**STORED RECORDS:**
___

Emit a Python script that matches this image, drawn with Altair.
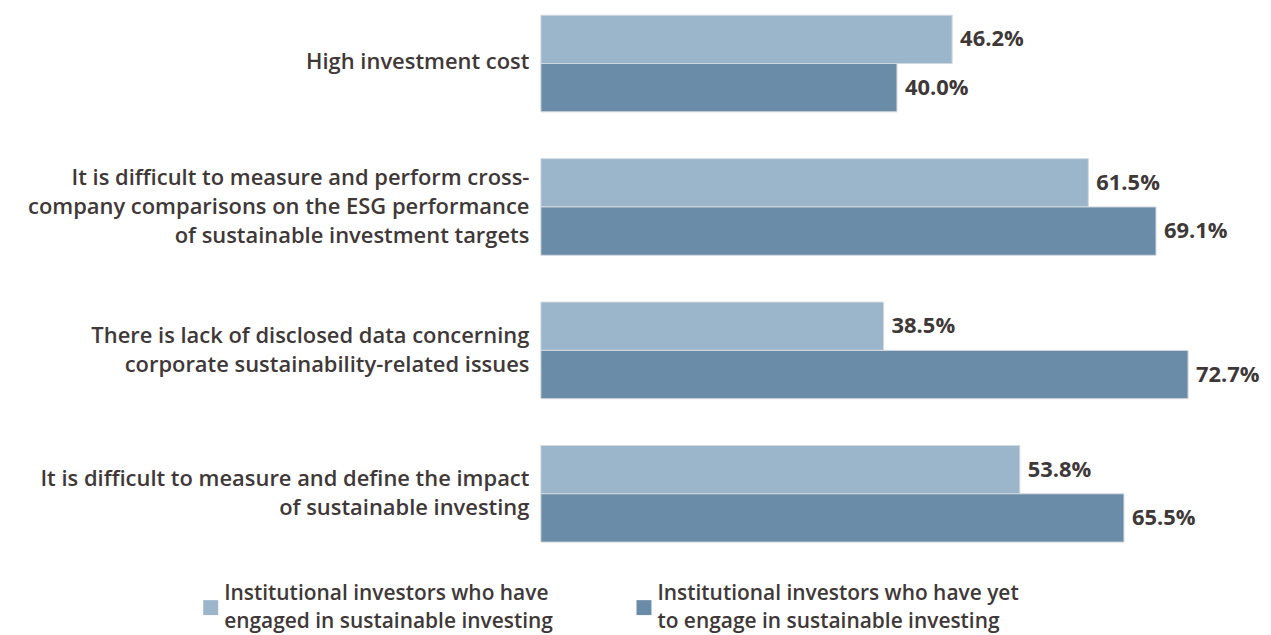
import altair as alt
import pandas as pd

categories = [
    "High investment cost",
    "It is difficult to measure and perform cross-|company comparisons on the ESG performance|of sustainable investment targets",
    "There is lack of disclosed data concerning|corporate sustainability-related issues",
    "It is difficult to measure and define the impact|of sustainable investing",
]
series = [
    "Institutional investors who have|engaged in sustainable investing",
    "Institutional investors who have yet|to engage in sustainable investing",
]
engaged = [46.2, 61.5, 38.5, 53.8]
yet_to_engage = [40.0, 69.1, 72.7, 65.5]
colors = ["#9bb6cb", "#6a8ca8"]

rows = []
for c, a, b in zip(categories, engaged, yet_to_engage):
    rows.append({"category": c, "series": series[0], "value": a})
    rows.append({"category": c, "series": series[1], "value": b})
df = pd.DataFrame(rows)

TXT = "#3f3838"
FONT = "Open Sans"
LH = 29.5

nlines = "length(split(datum.label, '|'))"

base = alt.Chart(df).encode(
    y=alt.Y(
        "category:N",
        sort=categories,
        scale=alt.Scale(paddingInner=0.3264, paddingOuter=0),
        axis=alt.Axis(
            title=None, domain=False, ticks=False,
            labelExpr="split(datum.label, '|')",
            labelFontSize=22, labelColor=TXT, labelFont=FONT, labelFontWeight=600,
            labelPadding=12, labelLimit=700, labelLineHeight=LH,
            labelOffset={
                "condition": [
                    {"test": nlines + " == 3", "value": -LH},
                    {"test": nlines + " == 2", "value": -LH / 2},
                ],
                "value": -2,
            },
        ),
    ),
    yOffset=alt.YOffset("series:N", sort=series, scale=alt.Scale(paddingInner=0, paddingOuter=0)),
    x=alt.X("value:Q", scale=alt.Scale(domain=[0, 80]), axis=None),
)

bars = base.mark_bar(stroke="#d4d9de", strokeWidth=1).encode(
    color=alt.Color(
        "series:N",
        sort=series,
        scale=alt.Scale(domain=series, range=colors),
        legend=alt.Legend(
            title=None, orient="none", legendX=-342, legendY=584,
            direction="horizontal", columns=2, columnPadding=80,
            symbolType="square", symbolSize=225, symbolStrokeWidth=0,
            labelExpr="split(datum.label, '|')",
            labelBaseline="line-bottom",
            labelFontSize=21, labelColor=TXT, labelFont=FONT, labelFontWeight=600,
            labelLimit=700, labelOffset=3,
        ),
    )
)

text = base.transform_calculate(
    lbl="format(datum.value, '.1f') + '%'"
).mark_text(
    align="left", baseline="middle", dx=8, fontSize=22, fontWeight=700, font=FONT, color=TXT
).encode(text="lbl:N")

chart = (bars + text).properties(
    width=715, height=529,
    autosize=alt.AutoSizeParams(type="none"),
    padding={"left": 535, "top": 6, "right": 10, "bottom": 92},
).configure(
    style={"guide-label": {"lineHeight": 28}}
).configure_view(stroke=None)

chart.save("out.html", embed_options={"renderer": "svg", "actions": False})
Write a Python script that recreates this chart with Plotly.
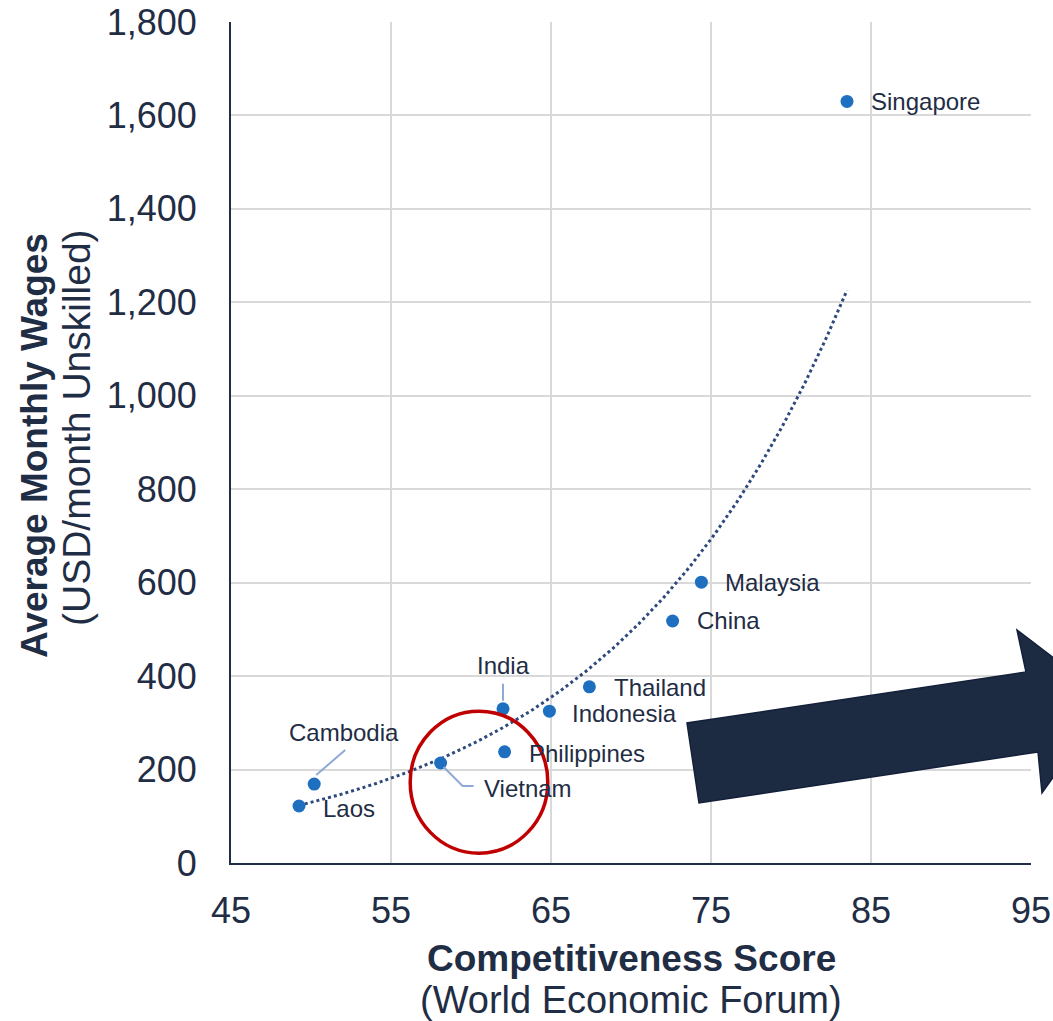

___

**EXERCISE GOAL:** Write out an exact copy of the listing, first line through the line containing "import pandas as pd", with the pictures left out.

**SOLUTION TO THIS TASK:**
Emit a Python script that matches this image, drawn with Altair.
import altair as alt
import pandas as pd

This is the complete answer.